> _Stored data_
[start]

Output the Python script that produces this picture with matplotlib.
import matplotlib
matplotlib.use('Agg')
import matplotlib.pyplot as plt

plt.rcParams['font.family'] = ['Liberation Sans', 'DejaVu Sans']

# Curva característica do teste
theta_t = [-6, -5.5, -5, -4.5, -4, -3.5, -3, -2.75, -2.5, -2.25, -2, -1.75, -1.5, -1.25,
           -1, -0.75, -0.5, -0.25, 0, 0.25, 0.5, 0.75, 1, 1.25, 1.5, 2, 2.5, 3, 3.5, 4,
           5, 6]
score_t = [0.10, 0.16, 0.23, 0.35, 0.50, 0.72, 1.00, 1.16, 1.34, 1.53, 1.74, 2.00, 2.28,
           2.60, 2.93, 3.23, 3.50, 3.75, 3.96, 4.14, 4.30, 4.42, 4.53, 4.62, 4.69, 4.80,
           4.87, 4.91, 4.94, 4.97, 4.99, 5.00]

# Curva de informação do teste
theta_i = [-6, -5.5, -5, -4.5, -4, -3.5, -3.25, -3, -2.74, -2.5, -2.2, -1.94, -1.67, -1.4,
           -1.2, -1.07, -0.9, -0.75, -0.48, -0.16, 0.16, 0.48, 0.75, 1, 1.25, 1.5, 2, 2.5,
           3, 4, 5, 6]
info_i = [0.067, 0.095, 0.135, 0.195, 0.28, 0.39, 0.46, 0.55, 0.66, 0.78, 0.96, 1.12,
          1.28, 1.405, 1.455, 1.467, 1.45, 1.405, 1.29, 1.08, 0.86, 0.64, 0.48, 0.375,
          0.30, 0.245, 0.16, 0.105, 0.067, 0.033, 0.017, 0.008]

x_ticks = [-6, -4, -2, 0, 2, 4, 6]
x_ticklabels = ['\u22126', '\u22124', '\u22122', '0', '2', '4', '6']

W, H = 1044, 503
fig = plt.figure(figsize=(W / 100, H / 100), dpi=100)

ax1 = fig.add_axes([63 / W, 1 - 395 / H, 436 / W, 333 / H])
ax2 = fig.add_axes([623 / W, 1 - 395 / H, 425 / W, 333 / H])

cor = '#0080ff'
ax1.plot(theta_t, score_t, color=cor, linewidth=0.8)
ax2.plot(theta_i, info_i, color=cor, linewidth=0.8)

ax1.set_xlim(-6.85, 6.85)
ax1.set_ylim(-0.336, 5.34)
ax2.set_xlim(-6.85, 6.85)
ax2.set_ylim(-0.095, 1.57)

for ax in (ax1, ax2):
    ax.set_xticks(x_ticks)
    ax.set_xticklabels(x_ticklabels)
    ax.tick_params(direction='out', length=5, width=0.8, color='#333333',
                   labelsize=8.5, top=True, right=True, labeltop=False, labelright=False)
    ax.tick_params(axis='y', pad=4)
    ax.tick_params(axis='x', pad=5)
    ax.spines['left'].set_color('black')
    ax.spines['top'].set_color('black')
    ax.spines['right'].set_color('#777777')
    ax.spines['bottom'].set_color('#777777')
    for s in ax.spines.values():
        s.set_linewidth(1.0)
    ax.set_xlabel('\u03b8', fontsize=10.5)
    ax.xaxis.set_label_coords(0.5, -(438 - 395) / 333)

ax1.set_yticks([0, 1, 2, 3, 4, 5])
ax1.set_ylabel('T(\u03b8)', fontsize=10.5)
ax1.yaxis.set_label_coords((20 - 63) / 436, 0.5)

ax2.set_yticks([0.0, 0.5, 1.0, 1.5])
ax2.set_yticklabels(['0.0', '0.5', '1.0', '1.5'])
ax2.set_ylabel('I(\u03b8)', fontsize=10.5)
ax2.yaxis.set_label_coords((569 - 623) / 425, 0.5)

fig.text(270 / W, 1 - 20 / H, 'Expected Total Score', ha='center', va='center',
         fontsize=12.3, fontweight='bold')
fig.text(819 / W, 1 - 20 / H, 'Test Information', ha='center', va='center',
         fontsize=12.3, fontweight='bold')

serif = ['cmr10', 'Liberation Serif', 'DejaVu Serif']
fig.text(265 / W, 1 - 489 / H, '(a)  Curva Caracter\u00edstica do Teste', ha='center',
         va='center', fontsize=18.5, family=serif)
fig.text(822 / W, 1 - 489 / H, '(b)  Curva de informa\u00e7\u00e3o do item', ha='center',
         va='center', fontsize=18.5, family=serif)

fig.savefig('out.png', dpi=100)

[end]
[start]

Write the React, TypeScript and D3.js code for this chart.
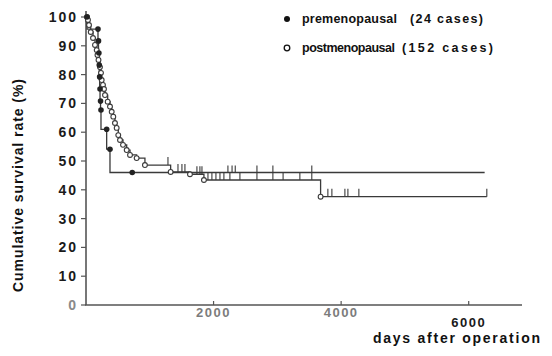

[end]

> _Exercise directions_
In the records above, locate every line with the string "this" and copy it.

> _Expected output_
Output the Python script that produces this picture with matplotlib.
Write the React, TypeScript and D3.js code for this chart.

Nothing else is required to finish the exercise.